** BEGIN Recorded data **
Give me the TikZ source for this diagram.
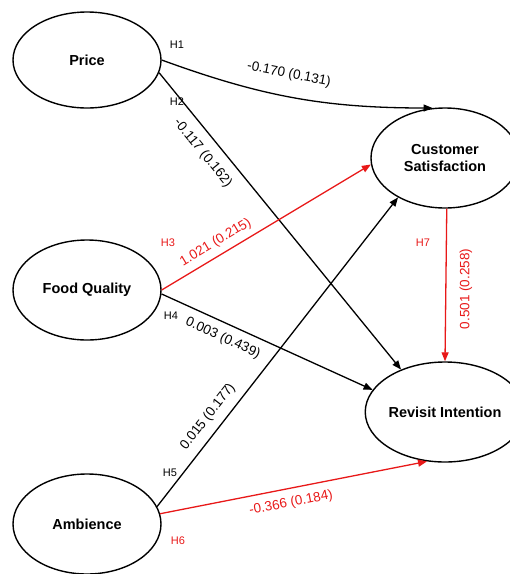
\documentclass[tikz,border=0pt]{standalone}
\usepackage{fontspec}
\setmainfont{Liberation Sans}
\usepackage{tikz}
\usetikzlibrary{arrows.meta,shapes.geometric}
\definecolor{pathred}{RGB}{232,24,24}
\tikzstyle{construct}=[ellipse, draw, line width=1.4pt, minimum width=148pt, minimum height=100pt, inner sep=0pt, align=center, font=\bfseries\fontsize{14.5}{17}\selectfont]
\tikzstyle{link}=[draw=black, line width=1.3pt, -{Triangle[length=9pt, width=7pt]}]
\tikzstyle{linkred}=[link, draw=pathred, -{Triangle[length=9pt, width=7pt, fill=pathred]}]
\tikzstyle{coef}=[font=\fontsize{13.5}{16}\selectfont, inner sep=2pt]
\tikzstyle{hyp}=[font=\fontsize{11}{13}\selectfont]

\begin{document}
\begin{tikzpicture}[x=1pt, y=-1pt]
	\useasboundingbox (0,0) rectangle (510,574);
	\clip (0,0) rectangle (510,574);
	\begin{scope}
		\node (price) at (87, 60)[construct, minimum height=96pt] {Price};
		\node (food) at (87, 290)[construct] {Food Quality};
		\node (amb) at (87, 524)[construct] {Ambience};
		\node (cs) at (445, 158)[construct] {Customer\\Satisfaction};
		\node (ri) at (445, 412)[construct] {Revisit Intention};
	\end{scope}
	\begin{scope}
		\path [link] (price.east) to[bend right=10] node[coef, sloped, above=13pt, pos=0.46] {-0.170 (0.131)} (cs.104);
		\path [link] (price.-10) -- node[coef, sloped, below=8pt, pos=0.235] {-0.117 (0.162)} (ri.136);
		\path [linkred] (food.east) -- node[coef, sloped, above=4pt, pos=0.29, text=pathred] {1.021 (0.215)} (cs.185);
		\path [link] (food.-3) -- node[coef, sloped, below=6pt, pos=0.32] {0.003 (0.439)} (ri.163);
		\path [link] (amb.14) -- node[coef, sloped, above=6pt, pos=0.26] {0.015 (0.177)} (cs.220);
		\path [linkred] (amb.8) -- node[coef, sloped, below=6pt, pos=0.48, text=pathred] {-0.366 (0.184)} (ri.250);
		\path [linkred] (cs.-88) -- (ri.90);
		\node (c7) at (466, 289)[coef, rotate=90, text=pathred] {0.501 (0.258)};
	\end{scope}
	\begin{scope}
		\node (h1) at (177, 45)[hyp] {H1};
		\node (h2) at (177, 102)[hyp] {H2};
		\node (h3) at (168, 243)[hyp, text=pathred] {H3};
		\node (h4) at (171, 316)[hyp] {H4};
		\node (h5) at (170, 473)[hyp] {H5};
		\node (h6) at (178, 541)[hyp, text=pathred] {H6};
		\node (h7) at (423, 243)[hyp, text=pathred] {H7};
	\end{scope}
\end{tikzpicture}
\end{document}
** END Recorded data **
* [Directions]
Repeat the material above in full and exactly, apart from the pictures.

* [Final result]
Give me the TikZ source for this diagram.
\documentclass[tikz,border=0pt]{standalone}
\usepackage{fontspec}
\setmainfont{Liberation Sans}
\usepackage{tikz}
\usetikzlibrary{arrows.meta,shapes.geometric}
\definecolor{pathred}{RGB}{232,24,24}
\tikzstyle{construct}=[ellipse, draw, line width=1.4pt, minimum width=148pt, minimum height=100pt, inner sep=0pt, align=center, font=\bfseries\fontsize{14.5}{17}\selectfont]
\tikzstyle{link}=[draw=black, line width=1.3pt, -{Triangle[length=9pt, width=7pt]}]
\tikzstyle{linkred}=[link, draw=pathred, -{Triangle[length=9pt, width=7pt, fill=pathred]}]
\tikzstyle{coef}=[font=\fontsize{13.5}{16}\selectfont, inner sep=2pt]
\tikzstyle{hyp}=[font=\fontsize{11}{13}\selectfont]

\begin{document}
\begin{tikzpicture}[x=1pt, y=-1pt]
	\useasboundingbox (0,0) rectangle (510,574);
	\clip (0,0) rectangle (510,574);
	\begin{scope}
		\node (price) at (87, 60)[construct, minimum height=96pt] {Price};
		\node (food) at (87, 290)[construct] {Food Quality};
		\node (amb) at (87, 524)[construct] {Ambience};
		\node (cs) at (445, 158)[construct] {Customer\\Satisfaction};
		\node (ri) at (445, 412)[construct] {Revisit Intention};
	\end{scope}
	\begin{scope}
		\path [link] (price.east) to[bend right=10] node[coef, sloped, above=13pt, pos=0.46] {-0.170 (0.131)} (cs.104);
		\path [link] (price.-10) -- node[coef, sloped, below=8pt, pos=0.235] {-0.117 (0.162)} (ri.136);
		\path [linkred] (food.east) -- node[coef, sloped, above=4pt, pos=0.29, text=pathred] {1.021 (0.215)} (cs.185);
		\path [link] (food.-3) -- node[coef, sloped, below=6pt, pos=0.32] {0.003 (0.439)} (ri.163);
		\path [link] (amb.14) -- node[coef, sloped, above=6pt, pos=0.26] {0.015 (0.177)} (cs.220);
		\path [linkred] (amb.8) -- node[coef, sloped, below=6pt, pos=0.48, text=pathred] {-0.366 (0.184)} (ri.250);
		\path [linkred] (cs.-88) -- (ri.90);
		\node (c7) at (466, 289)[coef, rotate=90, text=pathred] {0.501 (0.258)};
	\end{scope}
	\begin{scope}
		\node (h1) at (177, 45)[hyp] {H1};
		\node (h2) at (177, 102)[hyp] {H2};
		\node (h3) at (168, 243)[hyp, text=pathred] {H3};
		\node (h4) at (171, 316)[hyp] {H4};
		\node (h5) at (170, 473)[hyp] {H5};
		\node (h6) at (178, 541)[hyp, text=pathred] {H6};
		\node (h7) at (423, 243)[hyp, text=pathred] {H7};
	\end{scope}
\end{tikzpicture}
\end{document}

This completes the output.